Pero es su patetismo lo que hace que los amores de Milan Kundera sean tan humanos, tan reales: sus protagonistas (tanto los que de verdad aman como los que simplemente se entregan al ritual del amor con objetivos más carnales que espirituales), al quedar expuestas sus pasiones, sus traiciones, sus esperanzas –todas ellas pequeñas y cotidianas–, no pueden dejar de resultar ridículos, casi cómicos, a los ojos del lector. ¿Han observado alguna vez a los niños mientras juegan? La ingenuidad con la que creen ser lo que no son, la dignidad y la convicción con las que realizan sus torpes movimientos, la pasión que ponen en juegos absurdos en los que es imposible ganar, todo ello, si se mira desde la distancia, resulta bastante patético. Pero, ¿acaso no son entrañables y conmovedores precisamente por esa ingenuidad y por esa torpeza?
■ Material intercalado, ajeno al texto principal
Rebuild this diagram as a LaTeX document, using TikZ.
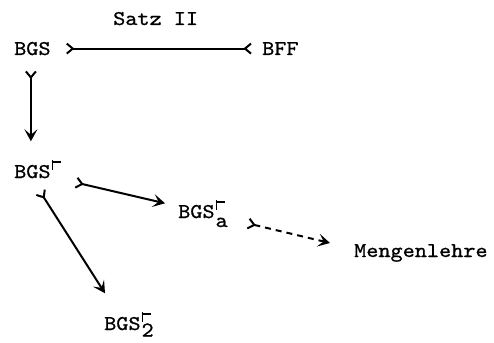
\documentclass[tikz,border=0pt]{standalone}
\usepackage{fontspec}
\setmonofont{lmmono10-regular.otf}[FakeStretch=1.1,FakeBold=0.8]
\usetikzlibrary{arrows.meta,calc}
% small assertion sign set after a name, above its index
\newcommand\assertmark{\rlap{\rule[8.5pt]{1.8pt}{10pt}}\rule[15pt]{9pt}{1.8pt}}
\tikzset{
  TailBarb/.tip={Straight Barb[reversed,length=6pt,width=10pt,line width=2pt]},
  HeadBarb/.tip={Stealth[length=12pt,width=13pt,inset=5.5pt]},
  lbl/.style={anchor=base west, inner sep=0pt,
    font=\ttfamily\fontsize{21pt}{25pt}\selectfont},
  conn/.style={line width=2pt, TailBarb-HeadBarb},
}
\begin{document}
\begin{tikzpicture}[x=1pt,y=-1pt]
  \useasboundingbox[fill=white] (0,0) rectangle (494,342);

  % labels
  \node[lbl] (satz) at (113,25)  {Satz II};
  \node[lbl] (bgs)  at (14,55)   {BGS};
  \node[lbl] (bff)  at (262,55)  {BFF};
  \node[lbl] (bgs1) at (14,178)  {BGS\kern1pt\assertmark};
  \node[lbl] (bgsa) at (178,218) {BGS\kern1pt\rlap{\assertmark}\raisebox{-9pt}{a}};
  \node[lbl] (bgs2) at (104,330) {BGS\kern1pt\rlap{\assertmark}\raisebox{-6.5pt}{2}};
  \node[lbl] (meng) at (354,257) {Mengenlehre};

  % connectors
  \draw[line width=2pt, TailBarb-TailBarb]
    ($(bgs.east)+(15,0)$) -- ($(bff.west)+(-10,0)$);
  \draw[conn]
    ($(bgs.south)+(-1.5,15)$) -- ($(bgs.south |- bgs1.north)+(-1.5,-18)$);
  \draw[conn]
    ($(bgs1.south east)+(14.6,4)$) -- ($(bgsa.north west)+(-13,4)$);
  \draw[conn]
    ($(bgs1.south west)+(26,13)$) -- ($(bgs2.north west)+(1,-18)$);
  \draw[conn, dash pattern=on 6pt off 5pt]
    ($(bgsa.south east)+(19.6,-4)$) -- ($(meng.west)+(-24,-10)$);
\end{tikzpicture}
\end{document}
Así que aquí estamos; espiando los sensuales juegos de una galería de personajes hedonistas, un poco cínicos, un poco amorales, frágiles y perdidos aunque se muestren tan seguros de sí mismos en apariencia. Más interesados en la seducción que en el sexo, en jugar el juego del amor que en salir vencedores de él, se convierten en esclavos de sus pasiones. ¿Qué pretenden? Quizá arrojar algo de luz en unas vidas que de otro modo serían tristes y monótonas. O, sencillamente, alargar lo más posible su juventud y después tener algo que recordar.
“¡Pero si nos lanzamos a las alegrías del amor, es para recordarlas! ¡Para que sus puntos luminosos unan en una línea radiante nuestra juventud con nuestra vejez!”
El comportamiento de estos vividores contrasta poderosamente sobre el fondo gris y ajado de la Checoslovaquia de los sesenta. No hay que escarbar mucho para encontrar en los relatos de El Libro de los amores ridículos, escritos entre 1959 y 1968, una velada crítica dirigida no tanto al régimen comunista checoslovaco (del que Kundera, ferviente militante en su juventud, se fue distanciando con el tiempo hasta su exilio en 1975) como a la sociedad triste y severa, reprimida y represiva, que dicho régimen fue moldeando con el paso de los años.
Todo este juego de pasiones, coqueteos e infidelidades no es un simple devaneo frívolo porque Kundera, con ternura y humor, desnuda a sus personajes y nos muestra de qué están hechos con una lucidez deslumbrante y una cercanía rayana en la confidencia.
Porque los siete relatos que forman El libro de los amores ridículos no dan la sensación de estar escritos; más bien se diría que el autor, sentado junto al lector con una copa de vino en la mano, se los está contando en ese mismo instante, dirigiéndose directamente a él, intercalando sus comentarios y conclusiones, buscando su complicidad, rogándole que no juzgue a sus personajes con dureza.
Y riendo todo el tiempo, con la risa franca y sincera, cargada de sabiduría y sagacidad, del que ha sufrido y ha gozado y en ambas situaciones ha vivido con ganas.
Pero cuando nosotros nos reímos con el narrador de lo ridículos que resultan los amores y los juegos de los personajes de Kundera debemos ser discretos, porque El libro de los amores ridículos es como un espejo y, en realidad, nos estamos riendo de nosotros mismos.